The hardest part of our transition from San Francisco to Detroit has been how much driving we have to do here. My 2000 Volkswagen twice sat in our San Francisco garage over four months, and the battery died both times. I had to go down and ask the weird Chinese guys who lived beneath our stairs if they could help me jump start it. I loved walking everywhere. I loved buses. I hate parking. And traffic. And yet we moved to a metro area so dependent on the car that people here speak of pedestrians or public transportation the way one might speak of unicorns or the chupacabra. Metro Detroiters literally do not see pedestrians, perhaps because as part of their undying love for the automobile, they've shoved their heads so far up their own asses that they've simply mistaken the color of their intestinal tract for the burgundy interior of a Mercury Grand Marquis. With a child in my arms, I have had to learn to practice "defensive walking." Still, the other day a guy jumped out of his Navigator and told me he "ought to bitch slap" me for having the audacity to give him a dirty look after he almost hit me turning into the crosswalk where I was legally crossing the street. Wood frequently gets home to describe close calls of almost being hit on her walk home from work. I am less scared of thugs with semiautomatic handguns than I am of some girl from the suburbs text messaging while she turns onto the I-75 North on-ramp without realizing there is a human being there crossing the street.

I will admit I am a bit of fuddy-duddy when it comes to shit like texting. Back when cell phones were just starting to become widespread, I would sit on my porch in Ann Arbor and listen to sorority girls walking past having the most inane one-sided conversations I had ever heard. "Why do they think they are so important that they have to talk to someone while they are walking?" I would ask Wood. See, I do not like talking on the telephone and I would prefer no one ever called me. E-mail is okay, but I would prefer to communicate with owls, or telegrams delivered by plucky street urchins on bikes. Until recently, I would flip off every shitbird I saw texting while they drive on the highway. They certainly wouldn't see it, and it made me feel better. The thing is, I have been seeing so many people texting while driving that I don't even bother anymore. Wood has a co-worker who has been pulled over three times for swerving into other highway lanes. Presuming her drunk, the police let her go when they determined her sober. She has confessed to Wood, however, that each time she was texting. I don't get why anyone would want to write a text message while they drive. Can't they just call? Can't it wait? Are they that eager to prove Darwin right? Sometimes when I look over at a rusted-out mid-80s Plymouth Duster being driven by the kind of woman who gets discovered with six dozen cats in her house passing me on the right at 95 MPH while texting and I think, "Jesus Christ, every day I'm putting my life and the life of my child into the hands of someone like that?"

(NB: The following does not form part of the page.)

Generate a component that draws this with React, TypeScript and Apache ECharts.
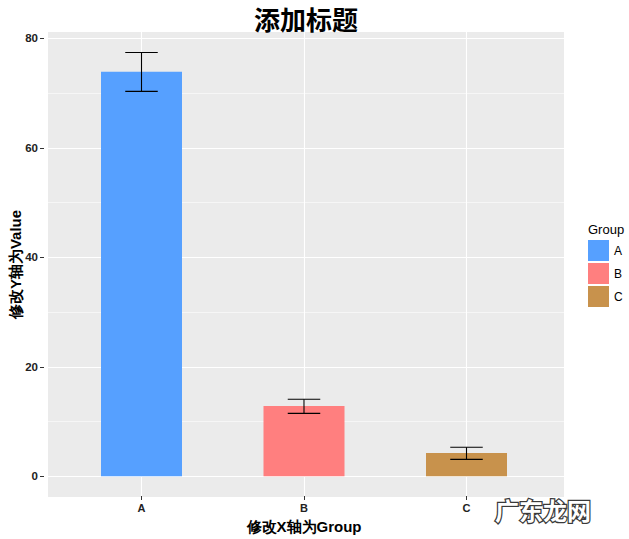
import React, { useEffect, useRef } from "react";
import * as echarts from "echarts";

const categories = ["A", "B", "C"];
const values = [73.9, 12.84, 4.25];
const errLow = [70.3, 11.5, 3.1];
const errHigh = [77.4, 14.06, 5.3];
const colors = ["#56A0FF", "#FF7F7F", "#C8924C"];
const yTicks = [0, 20, 40, 60, 80];

const FONT = "'Liberation Sans', Arial, sans-serif";

export default function App() {
  const ref = useRef<HTMLDivElement>(null);
  useEffect(() => {
    if (!ref.current) return;
    const chart = echarts.init(ref.current, undefined, { renderer: "svg" });

    const barSeries = categories.map((c, i) => ({
      name: c,
      type: "bar",
      xAxisIndex: 2,
      yAxisIndex: 2,
      data: [[i + 1, values[i]]],
      barWidth: 81,
      barGap: "-100%",
      itemStyle: { color: colors[i] },
      z: 2,
    }));

    const errData = categories.map((c, i) => [i + 1, errLow[i], errHigh[i]]);

    const option: any = {
      animation: false,
      backgroundColor: "#FFFFFF",
      grid: [
        { left: 44, top: 32, width: 520, height: 465, show: true, backgroundColor: "#EBEBEB", borderWidth: 0 },
        { left: 141.5, top: 32, width: 325, height: 465 },
        { left: 44, top: 38.3, width: 520, height: 438 },
      ],
      xAxis: [
        { gridIndex: 0, type: "value", min: 0, max: 1, show: false },
        {
          gridIndex: 1,
          type: "value",
          min: 1,
          max: 3,
          interval: 1,
          axisLine: { show: false },
          axisTick: { show: true, length: 4, lineStyle: { color: "#333333", width: 1 } },
          axisLabel: {
            margin: 6,
            fontSize: 11,
            fontWeight: "bold",
            color: "#222222",
            fontFamily: FONT,
            showMinLabel: true,
            showMaxLabel: true,
            formatter: (v: number) => categories[v - 1] ?? "",
          },
          splitLine: { show: true, lineStyle: { color: "#FFFFFF", width: 1.1 } },
          name: "修改X轴为Group",
          nameLocation: "middle",
          nameGap: 23,
          nameTextStyle: { fontSize: 15, fontWeight: "bold", color: "#000000", fontFamily: FONT },
        },
        { gridIndex: 2, type: "value", min: 0.4, max: 3.6, show: false },
      ],
      yAxis: [
        {
          gridIndex: 0,
          type: "value",
          min: 0,
          max: 1,
          show: true,
          axisLine: { show: false },
          axisTick: { show: false },
          axisLabel: { show: false },
          splitLine: { show: false },
          name: "修改Y轴为Value",
          nameLocation: "middle",
          nameGap: 25,
          nameRotate: 90,
          nameTextStyle: { fontSize: 15, fontWeight: "bold", color: "#000000", fontFamily: FONT },
        },
        { gridIndex: 1, type: "value", min: 0, max: 1, show: false },
        {
          gridIndex: 2,
          type: "value",
          min: yTicks[0],
          max: yTicks[yTicks.length - 1],
          interval: 20,
          axisLine: { show: false },
          axisTick: { show: true, length: 4, lineStyle: { color: "#333333", width: 1 } },
          axisLabel: { margin: 6, fontSize: 11.5, fontWeight: "bold", color: "#222222", fontFamily: FONT },
          splitLine: { show: true, lineStyle: { color: "#FFFFFF", width: 1.1 } },
          minorTick: { show: false, splitNumber: 2 },
          minorSplitLine: { show: true, lineStyle: { color: "#FFFFFF", width: 0.55 } },
        },
      ],
      legend: {
        data: categories,
        orient: "vertical",
        left: 583,
        top: 235,
        itemWidth: 21,
        itemHeight: 21,
        itemGap: 2,
        icon: "rect",
        textStyle: { fontSize: 12, color: "#000000", fontFamily: FONT },
      },
      graphic: [
        {
          type: "text",
          x: 306,
          y: 18,
          style: {
            text: "添加标题",
            fontSize: 26,
            fontWeight: "bold",
            fontFamily: "'Noto Sans CJK SC', serif",
            fill: "#000000",
            textAlign: "center",
            textVerticalAlign: "middle",
          },
        },
        {
          type: "text",
          x: 588,
          y: 229,
          style: {
            text: "Group",
            fontSize: 13,
            fontFamily: FONT,
            fill: "#000000",
            textAlign: "left",
            textVerticalAlign: "middle",
          },
        },
        {
          type: "text",
          x: 543,
          y: 509,
          z: 100,
          style: {
            text: "广东龙网",
            fontSize: 24,
            fontWeight: "bold",
            fontFamily: "'Noto Sans CJK SC', sans-serif",
            fill: "#FFFFFF",
            stroke: "#3A3A3A",
            lineWidth: 2.5,
            textAlign: "center",
            textVerticalAlign: "middle",
          },
        },
      ],
      series: [
        ...barSeries,
        {
          type: "custom",
          xAxisIndex: 2,
          yAxisIndex: 2,
          z: 3,
          data: errData,
          renderItem: (params: any, api: any) => {
            const x = api.value(0);
            const lo = api.coord([x, api.value(1)]);
            const hi = api.coord([x, api.value(2)]);
            const half = api.size([0.2, 0])[0] / 2;
            const style = { stroke: "#000000", lineWidth: 1.1 };
            return {
              type: "group",
              children: [
                { type: "line", shape: { x1: lo[0], y1: lo[1], x2: hi[0], y2: hi[1] }, style },
                { type: "line", shape: { x1: hi[0] - half, y1: hi[1], x2: hi[0] + half, y2: hi[1] }, style },
                { type: "line", shape: { x1: lo[0] - half, y1: lo[1], x2: lo[0] + half, y2: lo[1] }, style },
              ],
            };
          },
        },
      ],
    };

    chart.setOption(option);
    return () => chart.dispose();
  }, []);

  return (
    <div
      ref={ref}
      style={{ position: "absolute", left: 0, top: 0, width: 629, height: 539 }}
    />
  );
}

And then I don't drive for three days.

But there is also the whole other matter of the state of our car's interior. I drove down to Adrian to see my grandfather the other day, but when we went to lunch I made him drive separately because I was too embarrassed to let him sit in our car. Now that the warm weather is back, Juniper's pruno distillery is working overtime, and after a long Michigan winter that shit is going to be some cold-filtered genuine draft. This morning as we drove around the suburbs looking for something to buy Wood for mother's day, Juniper threw a fit in her car seat and I did the only thing I know how to do in that situation: throw her food and pray she shuts the hell up. But this time there was no food. I stopped at Donutville, USA and got her a glazed cake which quieted her down for about four seconds before I looked in the rearview to see her doing that pre-meltdown intake of breath with an exploded doughnut on her lap. It looked like someone had stuck the tiniest stick of dynamite in there. How does a doughnut explode?

I called Wood to complain, and while dialing came within inches of hitting a teenage girl jaywalking across the road.